Кстати, то же самое было и что касается сделок с Китаем: в 1964 и 1966 годах Соединенные Штаты приняли не без успеха решение, направленное против планов Бонна установить с Китаем официальные экономические отношения и, среди прочего, построить в маоистской Народной Республике металлургический завод.

Сегодня подобные акции не имели бы никаких последствий. Не случайно по другую стороны Атлантики с трудом воспринимают то, что немецкая внешняя политика во время иракского кризиса уверенно и ответственно использовала новое пространство для своих действий и воспользовалась правом суверенного действующего лица в мировой политике.

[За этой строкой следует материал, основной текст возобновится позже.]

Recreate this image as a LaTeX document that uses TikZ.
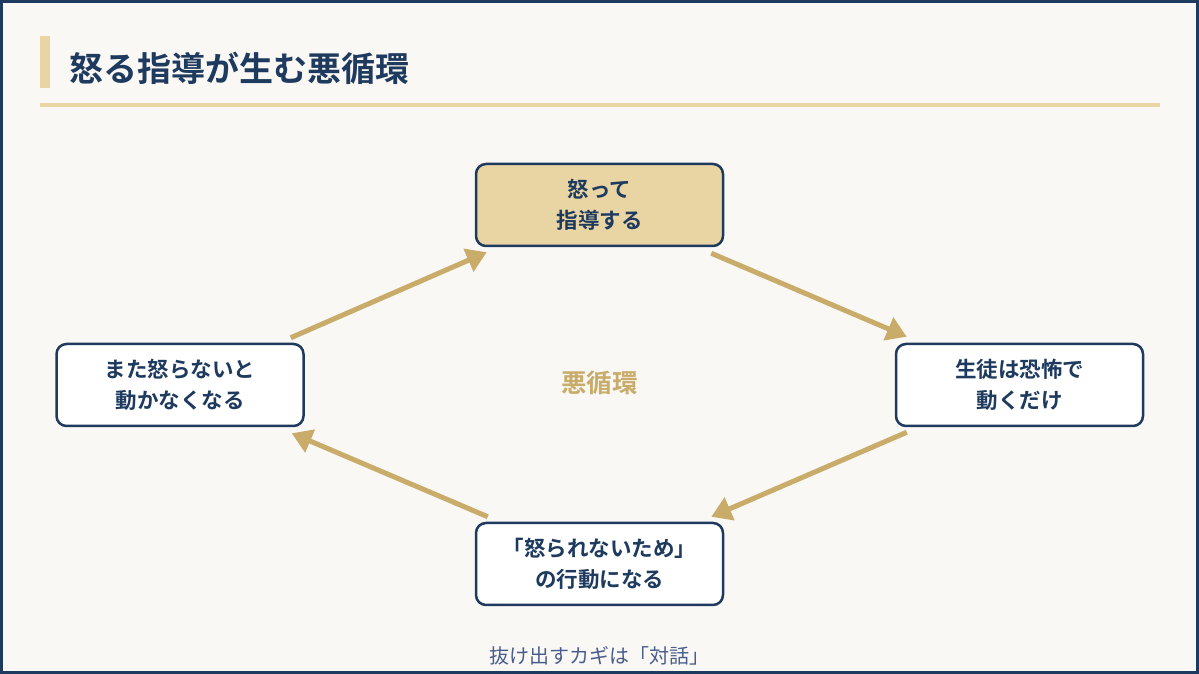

Дело в том, что сегодня нельзя больше не замечать, что с распадом Советского Союза и краха прежнего мирового порядка отпала и истинная причина для безоговорочного немецкого послушания. Стало также, в конечном счете, ясно, что Германия в состоянии без существенного риска вести, например, самостоятельную политику в отношении Китая, и, прежде всего, что касается сотрудничества с европейскими партнерами, в первую очередь, с Францией, но также с Россией.

Это новое поле деятельности немецкой внешней политики, возможно, объясняет также, почему с некоторых пор снова более заметную роль играют классические представления, на которых лежит геостратегический отпечаток. Во всяком случае, бросается в глаза, что ведущие представители немецкой политики - и не только из партий правительственной коалиции - уверенно стали пользоваться соответствующей лексикой. Можно с любопытством ждать, когда же они сделают очередной шаг и поставят обеспечение германских интересов, например, в сфере снабжения энергоносителями, выше других целей, таких, например, как утверждение демократии и соблюдение прав человека.

Тогда участие в военных кампаниях, таких, как в Афганистане, будет возможно во внутриполитическом плане только в том случае, если будет убедительные доказано, что там или где-то в другом регионе мира действительно существует необходимость защиты германских или европейских интересов в области безопасности. Уже по этой причине необходимо заняться их определением.